* [RECORDED INFORMATION]:
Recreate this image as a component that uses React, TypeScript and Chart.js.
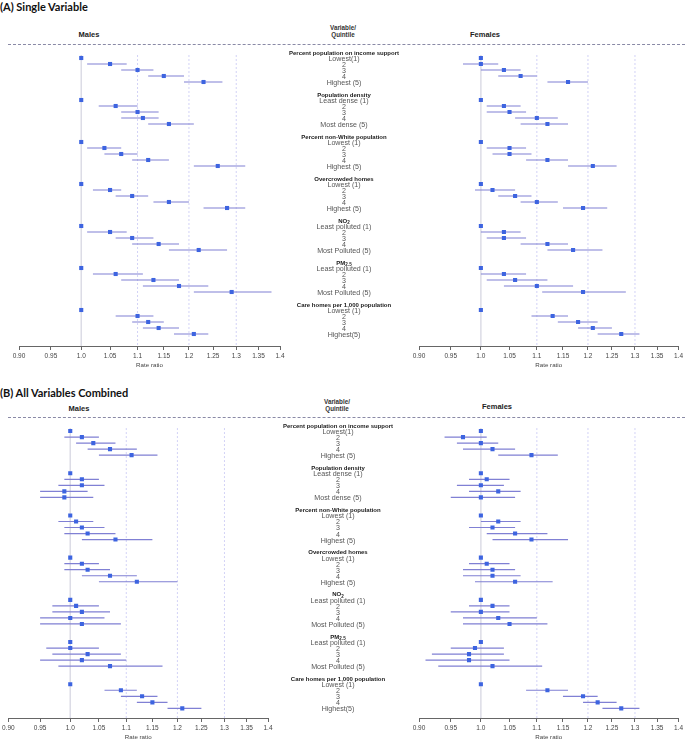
import React, { useEffect, useRef } from 'react';
import { Chart, registerables } from 'chart.js';

Chart.register(...registerables);
Chart.defaults.font.family = "'Liberation Sans', Arial, sans-serif";

// ---------- categories / labels ----------
const VARIABLES = [
  'Percent population on income support',
  'Population density',
  'Percent non-White population',
  'Overcrowded homes',
  'NO',
  'PM',
  'Care homes per 1,000 population',
];
const VAR_SUBSCRIPTS = ['', '', '', '', '2', '2.5', ''];
const QUINTILE_LABELS = [
  ['Lowest(1)', '2', '3', '4', 'Highest (5)'],
  ['Least dense (1)', '2', '3', '4', 'Most dense (5)'],
  ['Lowest (1)', '2', '3', '4', 'Highest (5)'],
  ['Lowest (1)', '2', '3', '4', 'Highest (5)'],
  ['Least polluted (1)', '2', '3', '4', 'Most Polluted (5)'],
  ['Least polluted (1)', '2', '3', '4', 'Most Polluted (5)'],
  ['Lowest (1)', '2', '3', '4', 'Highest(5)'],
];

const TICK_VALUES = [0.9, 0.95, 1.0, 1.05, 1.1, 1.15, 1.2, 1.25, 1.3, 1.35, 1.4];
const TICK_LABELS = ['0.90', '0.95', '1.0', '1.05', '1.1', '1.15', '1.2', '1.25', '1.3', '1.35', '1.4'];
const REF_SOLID = [1.0];
const REF_DASHED = [1.1, 1.2, 1.3];

// ---------- (A) Single variable ----------
const A_MALE_EST = [
  1.0, 1.05, 1.1, 1.15, 1.23,
  1.0, 1.06, 1.1, 1.11, 1.16,
  1.0, 1.04, 1.07, 1.12, 1.26,
  1.0, 1.05, 1.09, 1.16, 1.28,
  1.0, 1.05, 1.09, 1.14, 1.22,
  1.0, 1.06, 1.13, 1.18, 1.29,
  1.0, 1.1, 1.12, 1.14, 1.21,
];
const A_MALE_LO = [
  null, 1.01, 1.07, 1.12, 1.19,
  null, 1.03, 1.07, 1.07, 1.12,
  null, 1.01, 1.04, 1.09, 1.21,
  null, 1.02, 1.06, 1.13, 1.23,
  null, 1.01, 1.06, 1.09, 1.16,
  null, 1.02, 1.07, 1.11, 1.21,
  null, 1.06, 1.09, 1.11, 1.17,
];
const A_MALE_HI = [
  null, 1.08, 1.13, 1.19, 1.27,
  null, 1.1, 1.14, 1.14, 1.21,
  null, 1.07, 1.1, 1.16, 1.32,
  null, 1.07, 1.12, 1.2, 1.32,
  null, 1.08, 1.13, 1.18, 1.28,
  null, 1.11, 1.18, 1.24, 1.38,
  null, 1.13, 1.15, 1.18, 1.24,
];
const A_FEMALE_EST = [
  1.0, 1.0, 1.04, 1.07, 1.16,
  1.0, 1.04, 1.05, 1.1, 1.12,
  1.0, 1.05, 1.05, 1.12, 1.21,
  1.0, 1.02, 1.06, 1.1, 1.19,
  1.0, 1.04, 1.04, 1.12, 1.17,
  1.0, 1.04, 1.06, 1.1, 1.19,
  1.0, 1.13, 1.18, 1.21, 1.27,
];
const A_FEMALE_LO = [
  null, 0.97, 1.0, 1.03, 1.12,
  null, 1.01, 1.01, 1.06, 1.07,
  null, 1.01, 1.02, 1.08, 1.16,
  null, 0.99, 1.03, 1.07, 1.15,
  null, 1.0, 1.01, 1.07, 1.12,
  null, 1.0, 1.01, 1.04, 1.11,
  null, 1.09, 1.14, 1.18, 1.22,
];
const A_FEMALE_HI = [
  null, 1.03, 1.07, 1.1, 1.2,
  null, 1.07, 1.08, 1.14, 1.16,
  null, 1.08, 1.09, 1.16, 1.26,
  null, 1.06, 1.09, 1.14, 1.24,
  null, 1.07, 1.08, 1.16, 1.23,
  null, 1.08, 1.12, 1.17, 1.28,
  null, 1.16, 1.22, 1.25, 1.31,
];

// ---------- (B) All variables combined ----------
const B_MALE_EST = [
  1.0, 1.02, 1.04, 1.07, 1.11,
  1.0, 1.02, 1.02, 0.99, 0.99,
  1.0, 1.01, 1.02, 1.03, 1.08,
  1.0, 1.02, 1.03, 1.07, 1.12,
  1.0, 1.01, 1.02, 1.0, 1.02,
  1.0, 1.0, 1.03, 1.02, 1.07,
  1.0, 1.09, 1.13, 1.15, 1.21,
];
const B_MALE_LO = [
  null, 0.99, 1.01, 1.03, 1.05,
  null, 0.99, 0.98, 0.95, 0.95,
  null, 0.98, 0.99, 0.99, 1.02,
  null, 0.99, 0.99, 1.02, 1.05,
  null, 0.97, 0.97, 0.95, 0.95,
  null, 0.96, 0.97, 0.95, 0.98,
  null, 1.06, 1.09, 1.12, 1.18,
];
const B_MALE_HI = [
  null, 1.05, 1.08, 1.12, 1.16,
  null, 1.05, 1.06, 1.03, 1.04,
  null, 1.04, 1.06, 1.08, 1.15,
  null, 1.05, 1.07, 1.12, 1.2,
  null, 1.05, 1.07, 1.06, 1.09,
  null, 1.05, 1.09, 1.1, 1.17,
  null, 1.12, 1.16, 1.18, 1.25,
];
const B_FEMALE_EST = [
  1.0, 0.97, 1.0, 1.02, 1.09,
  1.0, 1.01, 1.0, 1.03, 1.0,
  1.0, 1.03, 1.02, 1.06, 1.09,
  1.0, 1.01, 1.02, 1.02, 1.06,
  1.0, 1.02, 1.0, 1.03, 1.05,
  1.0, 0.99, 0.98, 0.98, 1.02,
  1.0, 1.12, 1.19, 1.22, 1.27,
];
const B_FEMALE_LO = [
  null, 0.94, 0.96, 0.97, 1.03,
  null, 0.98, 0.96, 0.98, 0.95,
  null, 1.0, 0.98, 1.01, 1.02,
  null, 0.98, 0.97, 0.97, 0.99,
  null, 0.98, 0.95, 0.97, 0.97,
  null, 0.95, 0.92, 0.91, 0.93,
  null, 1.08, 1.15, 1.19, 1.23,
];
const B_FEMALE_HI = [
  null, 1.01, 1.03, 1.06, 1.14,
  null, 1.05, 1.04, 1.07, 1.06,
  null, 1.07, 1.06, 1.12, 1.16,
  null, 1.05, 1.06, 1.07, 1.13,
  null, 1.05, 1.05, 1.1, 1.12,
  null, 1.04, 1.04, 1.05, 1.11,
  null, 1.16, 1.22, 1.26, 1.31,
];

const ROWS_PER_GROUP = 7;
const rowOf = (i: number) => Math.floor(i / 5) * ROWS_PER_GROUP + 1 + (i % 5);

const FONT = "'Liberation Sans', Arial, sans-serif";
const MARKER = '#3d64e0';
const CI_COLOR = '#8080d4';

type PanelProps = {
  left: number;
  top: number;
  width: number;
  height: number;
  padL: number;
  padR: number;
  padT: number;
  yMax: number;
  est: number[];
  lo: (number | null)[];
  hi: (number | null)[];
  labelX?: number;
};

function ForestPanel(p: PanelProps) {
  const ref = useRef<HTMLCanvasElement>(null);
  useEffect(() => {
    if (!ref.current) return;
    const points = p.est.map((v, i) => ({ x: v, y: rowOf(i) }));
    const ci: { x: number; y: number }[] = [];
    p.est.forEach((_, i) => {
      const l = p.lo[i];
      const h = p.hi[i];
      if (l == null || h == null) return;
      const r = rowOf(i);
      ci.push({ x: l, y: r }, { x: h, y: r }, { x: h, y: NaN });
    });
    const refTop = 0.5;
    const refSets: any[] = [
      ...REF_SOLID.map((v) => ({
        type: 'line',
        data: [{ x: v, y: refTop }, { x: v, y: p.yMax }],
        borderColor: '#dcdce6',
        borderWidth: 1.5,
        pointRadius: 0,
        showLine: true,
        order: 3,
      })),
      ...REF_DASHED.map((v) => ({
        type: 'line',
        data: [{ x: v, y: refTop }, { x: v, y: p.yMax }],
        borderColor: '#d2d2f6',
        borderWidth: 1,
        borderDash: [2, 2],
        pointRadius: 0,
        showLine: true,
        order: 2,
      })),
    ];

    const labelPlugin = {
      id: 'centerLabels',
      afterDraw(chart: any) {
        if (p.labelX == null) return;
        const ctx = chart.ctx as CanvasRenderingContext2D;
        const ys = chart.scales.y;
        const x = p.labelX;
        ctx.save();
        ctx.textBaseline = 'middle';
        VARIABLES.forEach((name, g) => {
          const yT = ys.getPixelForValue(g * ROWS_PER_GROUP) + 1;
          const sub = VAR_SUBSCRIPTS[g];
          ctx.font = `bold 6px ${FONT}`;
          const mainW = ctx.measureText(name).width;
          ctx.font = `bold 4.5px ${FONT}`;
          const subW = sub ? ctx.measureText(sub).width : 0;
          const start = x - (mainW + subW) / 2;
          ctx.textAlign = 'left';
          ctx.fillStyle = '#1a1a1a';
          ctx.font = `bold 6px ${FONT}`;
          ctx.fillText(name, start, yT);
          if (sub) {
            ctx.font = `bold 4.5px ${FONT}`;
            ctx.fillText(sub, start + mainW, yT + 2);
          }
          ctx.textAlign = 'center';
          ctx.fillStyle = '#555';
          ctx.font = `7.1px ${FONT}`;
          QUINTILE_LABELS[g].forEach((lab, k) => {
            ctx.fillText(lab, x, ys.getPixelForValue(g * ROWS_PER_GROUP + 1 + k) + 1);
          });
        });
        ctx.restore();
      },
    };

    const chart = new Chart(ref.current, {
      type: 'scatter',
      data: {
        datasets: [
          {
            data: points,
            pointStyle: 'rect',
            pointRadius: 2.9,
            pointHoverRadius: 2.9,
            backgroundColor: MARKER,
            borderColor: MARKER,
            borderWidth: 0,
            order: 0,
          } as any,
          {
            type: 'line',
            data: ci,
            showLine: true,
            spanGaps: false,
            borderColor: CI_COLOR,
            borderWidth: 1.2,
            pointRadius: 0,
            order: 1,
          } as any,
          ...refSets,
        ],
      },
      options: {
        responsive: false,
        animation: false,
        devicePixelRatio: 1,
        events: [],
        layout: { padding: { left: p.padL, right: p.padR, top: p.padT, bottom: 0 } },
        plugins: { legend: { display: false }, tooltip: { enabled: false } },
        scales: {
          x: {
            type: 'logarithmic',
            min: 0.9,
            max: 1.4,
            afterBuildTicks: (s: any) => {
              s.ticks = TICK_VALUES.map((v) => ({ value: v }));
            },
            afterFit: (s: any) => {
              s.height = 23;
            },
            ticks: {
              callback: (_v: any, i: number) => TICK_LABELS[i],
              autoSkip: false,
              maxRotation: 0,
              minRotation: 0,
              font: { size: 6.5 },
              color: '#444',
              padding: 2,
            },
            grid: {
              drawOnChartArea: false,
              drawTicks: true,
              tickLength: 4,
              tickColor: '#666',
              tickWidth: 1,
            },
            border: { display: true, color: '#666', width: 1 },
            title: {
              display: true,
              text: 'Rate ratio',
              font: { size: 6.2 },
              color: '#444',
              padding: 0,
            },
          } as any,
          y: {
            type: 'linear',
            reverse: true,
            min: -1,
            max: p.yMax,
            display: false,
          },
        },
      },
      plugins: [labelPlugin],
    } as any);
    return () => chart.destroy();
  }, []);
  return (
    <canvas
      ref={ref}
      width={p.width}
      height={p.height}
      style={{ position: 'absolute', left: p.left, top: p.top, width: p.width, height: p.height }}
    />
  );
}

function Txt(props: { x: number; y: number; text: string; size: number; bold?: boolean; color?: string; align?: 'left' | 'center'; family?: string }) {
  const { x, y, text, size, bold, color, align, family } = props;
  return (
    <div
      style={{
        position: 'absolute',
        left: x,
        top: y,
        transform: align === 'left' ? 'translate(0,-50%)' : 'translate(-50%,-50%)',
        fontFamily: family || FONT,
        fontSize: size,
        fontWeight: bold ? 700 : 400,
        color: color || '#222',
        whiteSpace: 'nowrap',
        lineHeight: 1,
      }}
    >
      {text}
    </div>
  );
}

export default function App() {
  return (
    <div style={{ position: 'absolute', left: 0, top: 0, width: 685, height: 740, background: '#fff', overflow: 'hidden' }}>
      {/* Panel A */}
      <Txt x={0} y={6} text="(A) Single Variable" size={11} bold align="left" family="Lato, 'Open Sans', sans-serif" color="#111" />
      <Txt x={89} y={35} text="Males" size={7.5} bold />
      <Txt x={343} y={28} text="Variable/" size={6.3} bold color="#333" />
      <Txt x={343} y={35} text="Quintile" size={6.3} bold color="#333" />
      <Txt x={485} y={35} text="Females" size={7.5} bold />
      <div style={{ position: 'absolute', left: 8, top: 44, width: 677, borderTop: '1px dashed #8a8aa6' }} />
      <ForestPanel left={0} top={40} width={410} height={329} padL={19} padR={130} padT={6} yMax={49}
        est={A_MALE_EST} lo={A_MALE_LO} hi={A_MALE_HI} labelX={344} />
      <ForestPanel left={405} top={40} width={280} height={329} padL={14} padR={5} padT={6} yMax={49}
        est={A_FEMALE_EST} lo={A_FEMALE_LO} hi={A_FEMALE_HI} />

      {/* Panel B */}
      <Txt x={0} y={392} text="(B) All Variables Combined" size={11} bold align="left" family="Lato, 'Open Sans', sans-serif" color="#111" />
      <Txt x={79} y={409} text="Males" size={7.5} bold />
      <Txt x={337} y={402} text="Variable/" size={6.3} bold color="#333" />
      <Txt x={337} y={409} text="Quintile" size={6.3} bold color="#333" />
      <Txt x={497} y={407} text="Females" size={7.5} bold />
      <div style={{ position: 'absolute', left: 8, top: 417, width: 677, borderTop: '1px dashed #8a8aa6' }} />
      <ForestPanel left={0} top={412} width={410} height={329} padL={7} padR={142} padT={7} yMax={48.6}
        est={B_MALE_EST} lo={B_MALE_LO} hi={B_MALE_HI} labelX={338} />
      <ForestPanel left={405} top={412} width={280} height={329} padL={14} padR={5} padT={7} yMax={48.6}
        est={B_FEMALE_EST} lo={B_FEMALE_LO} hi={B_FEMALE_HI} />
    </div>
  );
}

* [TASK TO CARRY OUT]:
Leave the pictures out and reproduce exactly the lines from the top of the listing above through the line with "const REF_DASHED = [1.1, 1.2, 1.3];".

* [WRITTEN ANSWER]:
Recreate this image as a component that uses React, TypeScript and Chart.js.
import React, { useEffect, useRef } from 'react';
import { Chart, registerables } from 'chart.js';

Chart.register(...registerables);
Chart.defaults.font.family = "'Liberation Sans', Arial, sans-serif";

// ---------- categories / labels ----------
const VARIABLES = [
  'Percent population on income support',
  'Population density',
  'Percent non-White population',
  'Overcrowded homes',
  'NO',
  'PM',
  'Care homes per 1,000 population',
];
const VAR_SUBSCRIPTS = ['', '', '', '', '2', '2.5', ''];
const QUINTILE_LABELS = [
  ['Lowest(1)', '2', '3', '4', 'Highest (5)'],
  ['Least dense (1)', '2', '3', '4', 'Most dense (5)'],
  ['Lowest (1)', '2', '3', '4', 'Highest (5)'],
  ['Lowest (1)', '2', '3', '4', 'Highest (5)'],
  ['Least polluted (1)', '2', '3', '4', 'Most Polluted (5)'],
  ['Least polluted (1)', '2', '3', '4', 'Most Polluted (5)'],
  ['Lowest (1)', '2', '3', '4', 'Highest(5)'],
];

const TICK_VALUES = [0.9, 0.95, 1.0, 1.05, 1.1, 1.15, 1.2, 1.25, 1.3, 1.35, 1.4];
const TICK_LABELS = ['0.90', '0.95', '1.0', '1.05', '1.1', '1.15', '1.2', '1.25', '1.3', '1.35', '1.4'];
const REF_SOLID = [1.0];
const REF_DASHED = [1.1, 1.2, 1.3];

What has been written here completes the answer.